Different technologies, such as geothermal and solar power systems, are then evaluated.
“We’re seeing these evaluations in 50% to 60% energy reduction for these buildings,” Stachowiak said. “When you do 100% renewables, now you’re talking about a net-zero building.”
It takes a motivated building owner or developer to engage these systems and technologies, however, Barbasch said.
Typically, when a developer wants a building here to do that, the engineering firm and architect hired are obligated to meet the building and energy codes required by the state. It doesn’t require them to review with the owner form and cost of alternatives, he said.
“There is that one extra step,” Barbasch said. “The motivated building owner or developer would have to really seek out that analysis. The funding programs through the New York State Energy Research and Development Authority would in some cases pay for all of that or most of those efforts, whether it’s a new construction, a gut-rehab or even an existing building where they are contemplating a renovation.

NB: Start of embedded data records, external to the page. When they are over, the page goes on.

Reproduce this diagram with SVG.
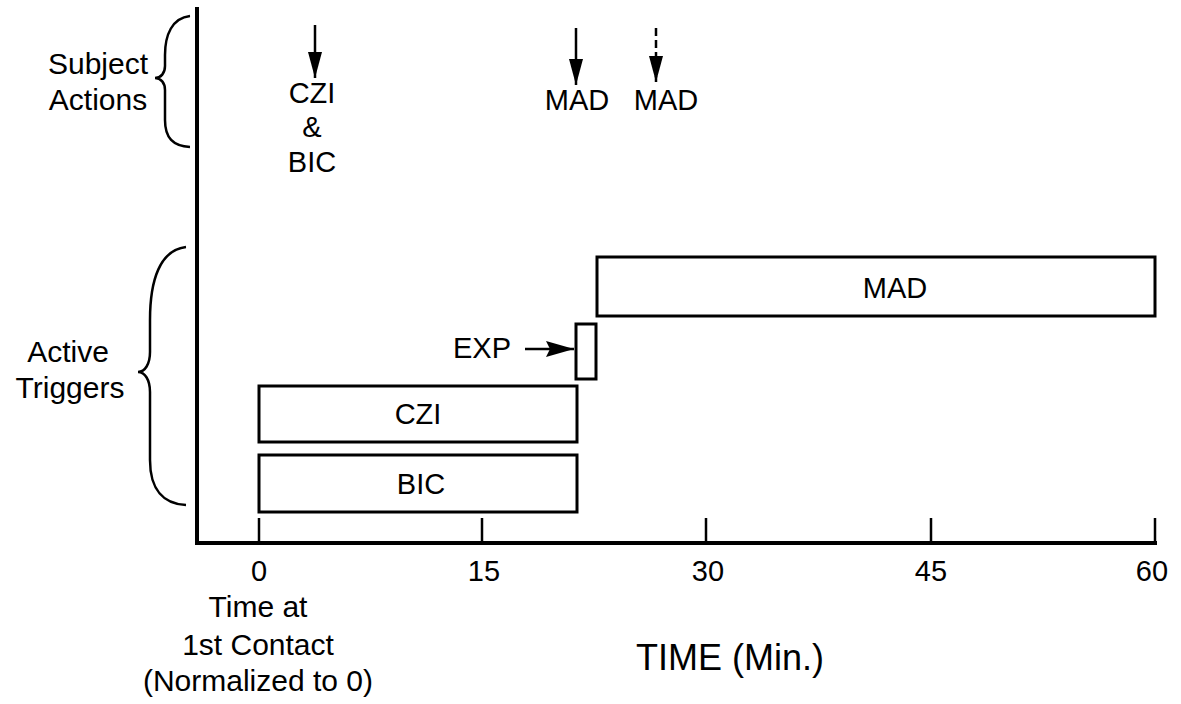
<svg xmlns="http://www.w3.org/2000/svg" width="1181" height="704" viewBox="0 0 1181 704">
<style>
text{font-family:"Liberation Sans",Arial,sans-serif;fill:#000;text-anchor:middle}
.lbl{font-size:30px}
.tk{font-size:29px}
.bx{font-size:29px}
.box{fill:#fff;stroke:#000;stroke-width:3}
.axis{stroke:#000;stroke-width:4;fill:none}
.tick{stroke:#000;stroke-width:2.5}
.brace{fill:none;stroke:#000;stroke-width:2.5}
.arr{stroke:#000;stroke-width:2.5;fill:none}
</style>
<defs>
<marker id="ah" viewBox="0 0 26 14" refX="26" refY="7" markerWidth="26" markerHeight="14" markerUnits="userSpaceOnUse" orient="auto">
<path d="M0,0 L26,7 L0,14 z" fill="#000"/>
</marker>
<marker id="ahs" viewBox="0 0 28 16" refX="28" refY="8" markerWidth="28" markerHeight="16" markerUnits="userSpaceOnUse" orient="auto">
<path d="M0,0 L28,8 L0,16 L4,8 z" fill="#000"/>
</marker>
</defs>
<rect width="1181" height="704" fill="#fff"/>
<g id="axes">
<path class="axis" d="M197,7 L197,543 L1157,543"/>
<line class="tick" x1="259" y1="518" x2="259" y2="543"/>
<line class="tick" x1="482" y1="518" x2="482" y2="543"/>
<line class="tick" x1="706" y1="518" x2="706" y2="543"/>
<line class="tick" x1="931" y1="518" x2="931" y2="543"/>
<line class="tick" x1="1155" y1="518" x2="1155" y2="543"/>
<text class="tk" x="259" y="581">0</text>
<text class="tk" x="484" y="581">15</text>
<text class="tk" x="708" y="581">30</text>
<text class="tk" x="931" y="581">45</text>
<text class="tk" x="1152" y="581">60</text>
<text class="lbl" x="258" y="617">Time at</text>
<text class="lbl" x="258" y="655">1st Contact</text>
<text class="lbl" x="258" y="691">(Normalized to 0)</text>
<text x="730" y="670" style="font-size:36px">TIME (Min.)</text>
</g>
<g id="subject-actions">
<path class="brace" d="M190,16 C172,18 165,35 165,55 L165,66 C165,73 161,78 155,78 C161,78 165,83 165,90 L165,120 C165,138 173,146 190,147"/>
<text class="lbl" x="98" y="74">Subject</text>
<text class="lbl" x="98" y="110">Actions</text>
</g>
<g id="active-triggers">
<path class="brace" d="M186,247 C160,250 150,280 150,320 L150,352 C150,364 145,372 138,372 C145,372 150,380 150,392 L150,460 C150,490 164,504 186,505"/>
<text class="lbl" x="68" y="362">Active</text>
<text class="lbl" x="70" y="398">Triggers</text>
</g>
<g id="connectors">
<line class="arr" x1="315" y1="25" x2="315" y2="78" marker-end="url(#ah)"/>
<line class="arr" x1="576" y1="28" x2="576" y2="85" marker-end="url(#ah)"/>
<line class="arr" x1="656" y1="28" x2="656" y2="82" stroke-dasharray="8,4" marker-end="url(#ah)"/>
<line class="arr" x1="525" y1="349" x2="574" y2="349" stroke-width="3.5" marker-end="url(#ahs)"/>
</g>
<g id="label-czi-bic">
<text class="bx" x="312" y="103">CZI</text>
<text class="bx" x="312" y="137">&amp;</text>
<text class="bx" x="312" y="172">BIC</text>
</g>
<g id="label-mad1"><text class="bx" x="577" y="110">MAD</text></g>
<g id="label-mad2"><text class="bx" x="666" y="110">MAD</text></g>
<g id="box-mad">
<rect class="box" x="597" y="257" width="558" height="59"/>
<text class="bx" x="895" y="298">MAD</text>
</g>
<g id="box-exp">
<rect class="box" x="576" y="324" width="20" height="55"/>
<text class="bx" x="482" y="358">EXP</text>
</g>
<g id="box-czi">
<rect class="box" x="259" y="386" width="318" height="56"/>
<text class="bx" x="418" y="424">CZI</text>
</g>
<g id="box-bic">
<rect class="box" x="259" y="455" width="318" height="57"/>
<text class="bx" x="421" y="494">BIC</text>
</g>
</svg>
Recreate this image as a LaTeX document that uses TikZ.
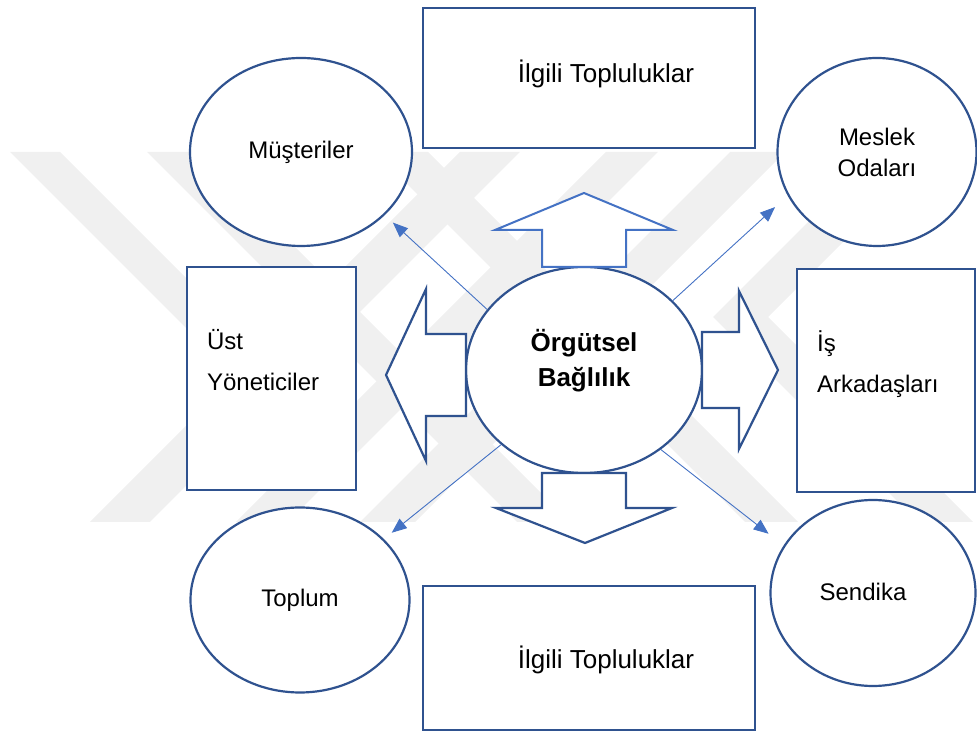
\documentclass[tikz,border=0pt]{standalone}
\usepackage{fontspec}
\setmainfont{Liberation Sans}
\usetikzlibrary{positioning, shapes.geometric, arrows.meta}
\definecolor{koyumavi}{RGB}{47,82,143}
\definecolor{acikmavi}{RGB}{68,114,196}
\begin{document}
\begin{tikzpicture}[x=1pt, y=1pt, on grid,
    elips/.style={draw=koyumavi, line width=2.2pt, fill=white, ellipse, inner sep=0pt, align=center, font=\fontsize{24}{31}\selectfont},
    kutu/.style={draw=koyumavi, line width=2.2pt, fill=white, rectangle, inner sep=0pt},
    yazi/.style={inner sep=0pt, align=left, font=\fontsize{24}{41}\selectfont},
    blok/.style={draw=koyumavi, line width=2.2pt, fill=white},
    ok/.style={draw=acikmavi, line width=0.9pt, -{Triangle[length=15pt,width=12pt]}},
    filigran/.style={fill=black!6}]
    \useasboundingbox (0,0) rectangle (977,733);
    % Filigran
    \fill[filigran] (10,581) -- (60,581) -- (290,351) -- (235,356) -- cycle;
    \fill[filigran] (90,211) -- (150,211) -- (520,581) -- (460,581) -- cycle;
    \fill[filigran] (236,211) -- (288,211) -- (658,581) -- (606,581) -- cycle;
    \fill[filigran] (147,581) -- (200,581) -- (570,211) -- (517,211) -- cycle;
    \fill[filigran] (375,581) -- (428,581) -- (798,211) -- (745,211) -- cycle;
    \fill[filigran] (360,211) -- (415,211) -- (785,581) -- (730,581) -- cycle;
    \fill[filigran] (713,416) -- (878,581) -- (933,581) -- (768,416) -- (973,211) -- (918,211) -- cycle;

    % Düğümler
    \node[elips, minimum width=236pt, minimum height=206pt] (merkez) at (584,363) {};
    \node[yazi, align=center, font=\bfseries\fontsize{26}{35}\selectfont] (merkezyazi) at ([yshift=9pt]merkez.center) {Örgütsel\\Bağlılık};

    \node[elips, minimum width=222pt, minimum height=188pt, above left=218pt and 283pt of merkez] (musteri) {Müşteriler};
    \node[elips, minimum width=199pt, minimum height=188pt, above right=218pt and 293pt of merkez] (meslek) {Meslek\\Odaları};
    \node[elips, minimum width=219pt, minimum height=185pt, below left=230pt and 284pt of merkez] (toplum) {Toplum};
    \node[elips, minimum width=205pt, minimum height=186pt, below right=223pt and 289pt of merkez] (sendika) {};
    \node[yazi] (sendikayazi) at ([xshift=-10pt, yshift=1pt]sendika.center) {Sendika};

    \node[kutu, minimum width=332pt, minimum height=140pt, above=292pt of merkez, xshift=5pt] (ustkutu) {};
    \node[kutu, minimum width=332pt, minimum height=144pt, below=288pt of merkez, xshift=5pt] (altkutu) {};
    \node[kutu, minimum width=169pt, minimum height=223pt, left=312.5pt of merkez, yshift=-8.5pt] (solkutu) {};
    \node[kutu, minimum width=178pt, minimum height=223pt, right=302pt of merkez, yshift=-10.5pt] (sagkutu) {};

    \node[yazi, font=\fontsize{26}{31}\selectfont] (ustyazi) at ([xshift=17pt, yshift=4pt]ustkutu.center) {İlgili Topluluklar};
    \node[yazi, font=\fontsize{26}{31}\selectfont] (altyazi) at ([xshift=17pt, yshift=-2pt]altkutu.center) {İlgili Topluluklar};
    \node[yazi, anchor=west] (solyazi) at ([xshift=21pt, yshift=18.5pt]solkutu.west) {Üst\\Yöneticiler};
    \node[yazi, anchor=west] (sagyazi) at ([xshift=21pt, yshift=16.5pt]sagkutu.west) {İş\\Arkadaşları};

    % Blok oklar
    \draw[blok, draw=acikmavi, line width=2pt, shift={(merkez.center)}] (-42,103) -- (-42,140) -- (-89,140) -- (0,177) -- (89,140) -- (42,140) -- (42,103) -- cycle;
    \draw[blok, shift={(merkez.center)}] (-42,-103) -- (-42,-138) -- (-88,-138) -- (1,-173) -- (88,-138) -- (42,-138) -- (42,-103) -- cycle;
    \draw[blok, shift={(merkez.center)}] (-118,36) -- (-158,36) -- (-158,81) -- (-198,-5) -- (-158,-91) -- (-158,-46) -- (-118,-46) -- cycle;
    \draw[blok, shift={(merkez.center)}] (118,38) -- (155,38) -- (155,79) -- (194,0) -- (155,-79) -- (155,-38) -- (118,-38) -- cycle;

    % Bağlantılar
    \draw[ok, shorten >=11pt] (merkez.148) -- (musteri.-37);
    \draw[ok, shorten >=17pt] (merkez.38.6) -- (meslek.206);
    \draw[ok, shorten >=10pt] (merkez.222) -- (toplum.36);
    \draw[ok, shorten >=19pt] (merkez.-46.5) -- (sendika.152);
\end{tikzpicture}
\end{document}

The state has been good at funding those programs.”
Barbasch mentioned NYSERDA’s Flexible Technical Assistance Program that offers up to 100% of the costs of an energy study of a building that will help identify and evaluate opportunities to reduce energy costs and incorporate clean energy into capital planning.
“It’s a good opportunity for existing building owners to contemplate the renovation to make sure they’re embarking on the right decision, not just based on first costs but on the lifecycle cost of the system,” Barbasch said. “You have to get out of the mindset of not the best boiler out there but the best system to heat or cool the building.”
Stachowiak said developers and building owners have become more receptive to the alternative energy systems, but in the end, it comes down to cost.
“You don’t find many business owners who what to be proactive,” Dentinger said. “We have to be in front of that discussion.”
Flynn predicted that aggressive energy saving and waste reduction initiatives by the state will increase the cost of doing business and create disincentives to rehab buildings and expand economically in New York.
At the same time, the initiatives will create business and job opportunities, such as in energy storage, that haven’t been available in the region until recently, he said. In a positive development, after the results of the national elections in November, inquiries came into Phillips Lytle from investors from outside the state, Europe and the Far East who are interested in pursuing renewable energy projects in New York because of the receptive and supportive market, Flynn said.
“That’s the glass half-full view,” Flynn said. “It has the potential to transform the economy and allow New York to be a leader in that space. The transition, I’m concerned, is going to take a long time and could be painful if it isn’t managed appropriately.”